Announcement comes amid a significant overhaul in the brand’s environmental practices

Frank Body's founders left to right: Bree Johnson, Steve Rowley, Jess Hatzis and Alex Boffa

Australian beauty brand Frank body has said it will cut ties with retailers it believes are not pulling their weight in the fight against climate change.

Currently, the brand is available via its own DTC website, as well as Boots, Cult Beauty, Lookfantastic and fellow Australian brand Mecca.

“We have ceased relationships with retailers who we feel aren’t committing to enough action when it comes to sustainability,” said Alex Boffa, co-founder of the affordable skin care brand.

“We haven’t been afraid to cut ties with these retailers in favour of those who are engaged in initiatives or action that supports a more sustainable world.”

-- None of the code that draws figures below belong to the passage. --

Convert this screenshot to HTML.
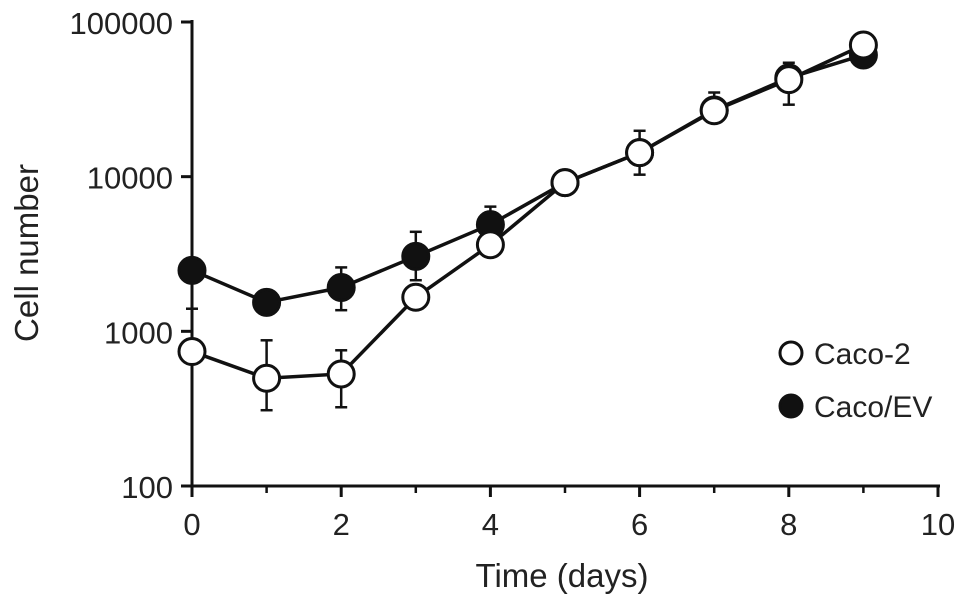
<!DOCTYPE html>
<html><head><meta charset="utf-8"><style>
body{margin:0;background:#fff}
svg text{font-family:"Liberation Sans",Arial,sans-serif;fill:#222}
</style></head><body>
<svg id="chart" width="969" height="606" viewBox="0 0 969 606"></svg>
<script>
const days=[0,1,2,3,4,5,6,7,8,9];
const caco2=[740,497,530,1660,3630,9150,14300,26700,42400,71000];
const caco2Upper=[800,875,754,1800,3900,9500,16000,29000,54500,74000];
const caco2Lower=[690,309,323,1550,3400,8800,12500,24500,29200,68000];
const cacoEV=[2480,1540,1920,3055,4900,9150,14300,27000,43500,61200];
const cacoEVUpper=[2700,1650,2590,4400,6400,9500,19800,35000,50000,64000];
const cacoEVLower=[1400,1450,1370,2140,4500,8800,10300,25000,38000,58000];
const xTicks=[0,2,4,6,8,10];
const xMinor=[1,3,5,7,9];
const yTicks=[100,1000,10000,100000];
const NS="http://www.w3.org/2000/svg";
const svg=document.getElementById('chart');
const X=d=>192+d*74.6;
const Y=v=>486-(Math.log10(v)-2)*154.67;
function mk(t,a,p){const e=document.createElementNS(NS,t);for(const k in a)e.setAttribute(k,a[k]);(p||svg).appendChild(e);return e;}
const ax=mk('g',{});


mk('line',{x1:192,y1:20,x2:192,y2:488,stroke:'#111','stroke-width':3},ax);
mk('line',{x1:190,y1:486,x2:940,y2:486,stroke:'#111','stroke-width':3},ax);
xTicks.forEach(t=>{
 mk('line',{x1:X(t),y1:486,x2:X(t),y2:497,stroke:'#111','stroke-width':3},ax);
 const tx=mk('text',{x:X(t),y:535,'text-anchor':'middle','font-size':31},ax);tx.textContent=t;
 
 
});
xMinor.forEach(t=>{
 mk('line',{x1:X(t),y1:486,x2:X(t),y2:493,stroke:'#111','stroke-width':2.5},ax);
});
yTicks.forEach(t=>{
 mk('line',{x1:181,y1:Y(t),x2:192,y2:Y(t),stroke:'#111','stroke-width':3},ax);
 const tx=mk('text',{x:173,y:Y(t)+12,'text-anchor':'end','font-size':31},ax);tx.textContent=t;
 
 
});
const xt=mk('text',{x:562,y:587,'text-anchor':'middle','font-size':33});xt.textContent='Time (days)';


const yt=mk('text',{x:0,y:0,'text-anchor':'middle','font-size':33,transform:'translate(38,253) rotate(-90)'});yt.textContent='Cell number';


function series(vals,up,lo,fill,name){
 const g=mk('g',{});
 
 
 days.forEach((d,i)=>{
  mk('line',{x1:X(d),y1:Y(up[i]),x2:X(d),y2:Y(lo[i]),stroke:'#111','stroke-width':2.5},g);
  mk('line',{x1:X(d)-6,y1:Y(up[i]),x2:X(d)+6,y2:Y(up[i]),stroke:'#111','stroke-width':2.5},g);
  mk('line',{x1:X(d)-6,y1:Y(lo[i]),x2:X(d)+6,y2:Y(lo[i]),stroke:'#111','stroke-width':2.5},g);
 });
 mk('polyline',{points:days.map((d,i)=>X(d)+','+Y(vals[i])).join(' '),fill:'none',stroke:'#111','stroke-width':3.5},g);
 days.forEach((d,i)=>{
  const c=mk('circle',{cx:X(d),cy:Y(vals[i]),r:13,fill:fill,stroke:'#111','stroke-width':3},g);
  
  
 });
}
series(cacoEV,cacoEVUpper,cacoEVLower,'#111','series-caco-ev');
series(caco2,caco2Upper,caco2Lower,'#fff','series-caco-2');
const lg=mk('g',{});


mk('circle',{cx:791,cy:353,r:11,fill:'#fff',stroke:'#111','stroke-width':3},lg);
let t1=mk('text',{x:814,y:364,'font-size':30},lg);t1.textContent='Caco-2';


mk('circle',{cx:791,cy:406,r:11,fill:'#111',stroke:'#111','stroke-width':3},lg);
let t2=mk('text',{x:814,y:417,'font-size':30},lg);t2.textContent='Caco/EV';


</script>
</body></html>
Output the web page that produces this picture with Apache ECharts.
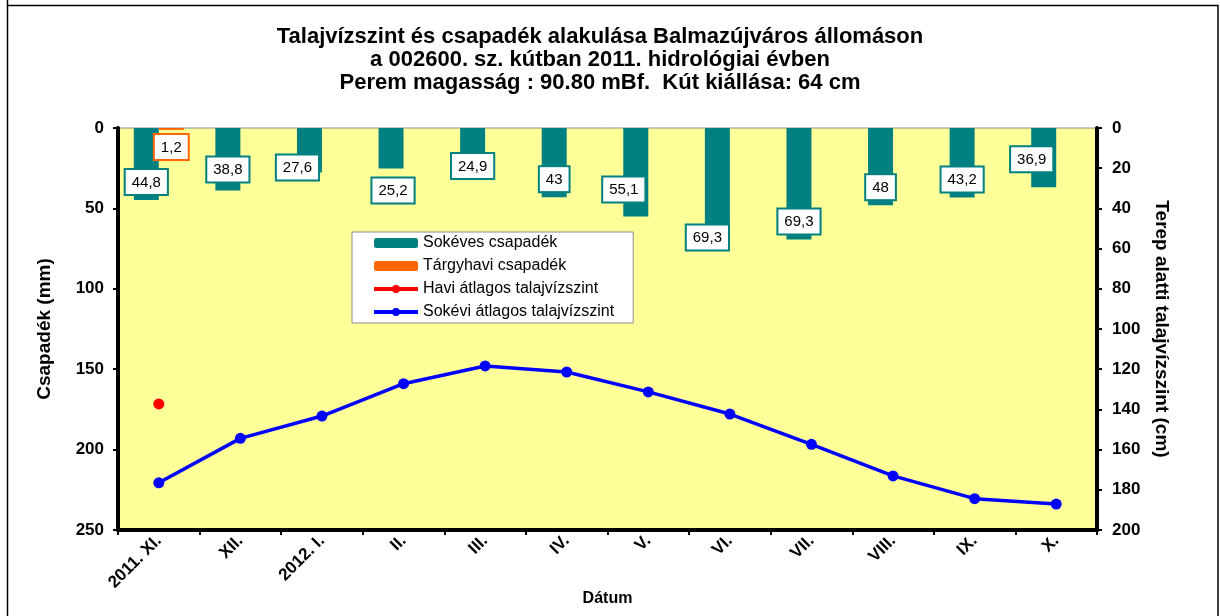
<!DOCTYPE html>
<html><head><meta charset="utf-8">
<script src="https://cdn.jsdelivr.net/npm/echarts@6/dist/echarts.min.js"></script>
<style>html,body{margin:0;padding:0;background:#fff}#c{width:1220px;height:616px}</style>
</head><body><div id="c"></div>
<script>
// ---- data ----
var categories = ['2011. XI.', 'XII.', '2012. I.', 'II.', 'III.', 'IV.', 'V.', 'VI.', 'VII.', 'VIII.', 'IX.', 'X.'];
var sokevesCsapadek = [44.8, 38.8, 27.6, 25.2, 24.9, 43, 55.1, 69.3, 69.3, 48, 43.2, 36.9];
var targyhaviCsapadek = [1.2, null, null, null, null, null, null, null, null, null, null, null];
var haviTalajviz = [137.3, null, null, null, null, null, null, null, null, null, null, null];
var sokeviTalajviz = [176.5, 154.4, 143.3, 127.2, 118.4, 121.4, 131.3, 142.3, 157.4, 173.1, 184.4, 187.1];
var leftTicks = {min: 0, max: 250, interval: 50};
var rightTicks = {min: 0, max: 200, interval: 20};

// ---- layout (label nudges, as placed in the original) ----
var labelNudge = [[0,-6],[0,-9],[-12,7],[2,34],[0,10],[0,-6],[-12,-15],[-10,10],[0,-6],[0,-6],[0,-6],[-12,-16]];

var FONT = 'Arial, "Liberation Sans", sans-serif';
function fmt(v){ return String(v).replace('.', ','); }

var labelBase = {
  show: true, position: 'insideBottom', distance: 0,
  color: '#000', fontFamily: FONT, fontSize: 15, lineHeight: 17,
  backgroundColor: '#fff', borderColor: '#008080', borderWidth: 2,
  padding: [4, 6, 3, 6],
  formatter: function(p){ return fmt(p.value); }
};

var sokevesData = sokevesCsapadek.map(function(v, i){
  return { value: v, label: { offset: labelNudge[i] } };
});

var chart = echarts.init(document.getElementById('c'), null, {renderer: 'canvas'});
chart.setOption({
  animation: false,
  backgroundColor: '#fff',
  textStyle: { fontFamily: FONT },
  title: {
    text: 'Talajvízszint és csapadék alakulása Balmazújváros állomáson\na 002600. sz. kútban 2011. hidrológiai évben\nPerem magasság : 90.80 mBf.  Kút kiállása: 64 cm',
    left: 600, top: 25, textAlign: 'center', padding: 0,
    textStyle: { fontFamily: FONT, fontSize: 22, fontWeight: 'bold', lineHeight: 23, color: '#000' }
  },
  graphic: [{
    type: 'rect', shape: { x: 7.5, y: 5.5, width: 1210.5, height: 630 },
    style: { fill: 'none', stroke: '#000', lineWidth: 1.5 }, silent: true
  }, {
    type: 'line', shape: { x1: 7.5, y1: 0, x2: 7.5, y2: 6 },
    style: { stroke: '#000', lineWidth: 1.5 }, silent: true
  }],
  legend: {
    orient: 'vertical', left: 352, top: 232,
    backgroundColor: '#fff', borderColor: '#8c8c8c', borderWidth: 1,
    padding: [3, 19, 3, 20], itemWidth: 44, itemHeight: 10, itemGap: 7,
    lineStyle: { width: 4 },
    textStyle: { fontFamily: FONT, fontSize: 16, color: '#000' },
    data: ['Sokéves csapadék', 'Tárgyhavi csapadék', 'Havi átlagos talajvízszint', 'Sokévi átlagos talajvízszint']
  },
  grid: {
    left: 118, right: 123, top: 128, bottom: 86, containLabel: false,
    outerBoundsMode: 'none',
    show: true, backgroundColor: '#FFFF99', borderColor: '#8c8c8c', borderWidth: 1
  },
  xAxis: {
    type: 'category', data: categories, boundaryGap: true,
    name: 'Dátum', nameLocation: 'middle', nameGap: 61, nameMoveOverlap: false,
    nameTextStyle: { fontFamily: FONT, fontSize: 16, fontWeight: 'bold', color: '#000' },
    axisLine: { onZero: false, lineStyle: { color: '#000', width: 4 } },
    axisTick: { show: true, alignWithLabel: false, length: 5, lineStyle: { color: '#000', width: 2 } },
    axisLabel: { rotate: 45, margin: 8, color: '#000', fontFamily: FONT, fontSize: 17, fontWeight: 'bold', interval: 0 },
    splitLine: { show: false }
  },
  yAxis: [{
    type: 'value', inverse: true, min: leftTicks.min, max: leftTicks.max, interval: leftTicks.interval,
    position: 'left',
    name: 'Csapadék (mm)', nameLocation: 'middle', nameGap: 64, nameRotate: 90,
    nameTextStyle: { fontFamily: FONT, fontSize: 19, fontWeight: 'bold', color: '#000' },
    axisLine: { show: true, lineStyle: { color: '#000', width: 4 } },
    axisTick: { show: true, length: 5, lineStyle: { color: '#000', width: 2 } },
    axisLabel: { margin: 14, color: '#000', fontFamily: FONT, fontSize: 17, fontWeight: 'bold' },
    splitLine: { show: false }
  }, {
    type: 'value', inverse: true, min: rightTicks.min, max: rightTicks.max, interval: rightTicks.interval,
    position: 'right',
    name: 'Terep alatti talajvízszint (cm)', nameLocation: 'middle', nameGap: 52, nameRotate: -90,
    nameTextStyle: { fontFamily: FONT, fontSize: 19, fontWeight: 'bold', color: '#000' },
    axisLine: { show: true, lineStyle: { color: '#000', width: 4 } },
    axisTick: { show: true, length: 5, lineStyle: { color: '#000', width: 2 } },
    axisLabel: { margin: 15, color: '#000', fontFamily: FONT, fontSize: 17, fontWeight: 'bold' },
    splitLine: { show: false }
  }],
  series: [{
    name: 'Sokéves csapadék', type: 'bar', yAxisIndex: 0,
    barWidth: 25, barGap: '0%',
    itemStyle: { color: '#008080' },
    label: labelBase,
    data: sokevesData, z: 2
  }, {
    name: 'Tárgyhavi csapadék', type: 'bar', yAxisIndex: 0,
    barWidth: 25, barGap: '0%',
    itemStyle: { color: '#FF6600' },
    label: Object.assign({}, labelBase, { position: 'bottom', distance: 5, borderColor: '#FF6600' }),
    data: targyhaviCsapadek, z: 2
  }, {
    name: 'Havi átlagos talajvízszint', type: 'line', yAxisIndex: 1,
    symbol: 'circle', symbolSize: 11,
    itemStyle: { color: '#FF0000' }, lineStyle: { color: '#FF0000', width: 3.5 },
    data: haviTalajviz, z: 4
  }, {
    name: 'Sokévi átlagos talajvízszint', type: 'line', yAxisIndex: 1,
    symbol: 'circle', symbolSize: 11,
    itemStyle: { color: '#0000FF' }, lineStyle: { color: '#0000FF', width: 3.5 },
    data: sokeviTalajviz, z: 4
  }]
});
</script>
</body></html>
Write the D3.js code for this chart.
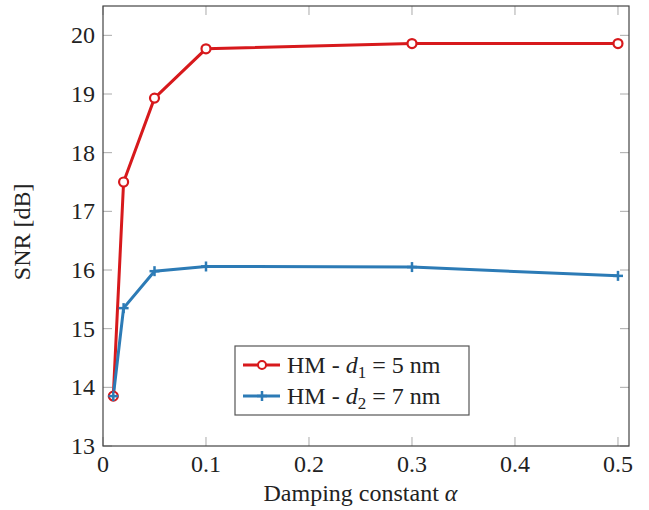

The announcement comes amid an eco-overhaul for the brand, in which it has laid out a number of commitments to reduce its carbon footprint.

Over the next 18 months, Frank Body has said it will become ‘plastic neutral’ by 2022, meaning that for every piece of plastic created for the brand, the same amount will be removed from the environment.

This will be possible through its partnership with Tridi Oasis, an Indonesian manufacturer of recycled plastic bottles.

All packaging tubes are expected to be made from 80% sustainable materials and its body wash bottles will use 50% post-consumer recycled materials.

Refillables are also tapped to become a permanent feature for its core ranges.

On top of its packaging pledges, Frank Body has teamed up with Green Fleet, a not-for-profit that restores plants and forests, to offset its carbon emissions from online order deliveries and international freight.

In addition, Frank Body’s Australian HQ will be powered by 100% renewable energy in 2021.

“We are up against a rapidly changing planet with slow moving government initiates, therefore it continues to be pivotal that brands step up and lead,” added Boffa.

“The onus to improve the livelihood of our planet ultimately falls back on brands and consumers because governments like Australia are doing very little.”

The brand’s new direction comes at a time when consumer trust is low in brands and retailers, with around 71% of UK consumers under the impression that brands and retailers are not doing enough to make products more sustainable.



The findings by The Pull Agency, a creative agency specialising in health and beauty brands, revealed that one in five customers would like to see cosmetics brands using less packaging, while 17% would like more products to include natural ingredients.

However, in spite of brands’ commitments to becoming more eco-friendly, there is still a high level of scepticism from consumers.

According to The Pull Agency, 70% of respondents said they don’t find brand’s current sustainability claims helpful when it comes to choosing between products, and almost all of those surveyed (94%) said brands need to be more transparent in their claims.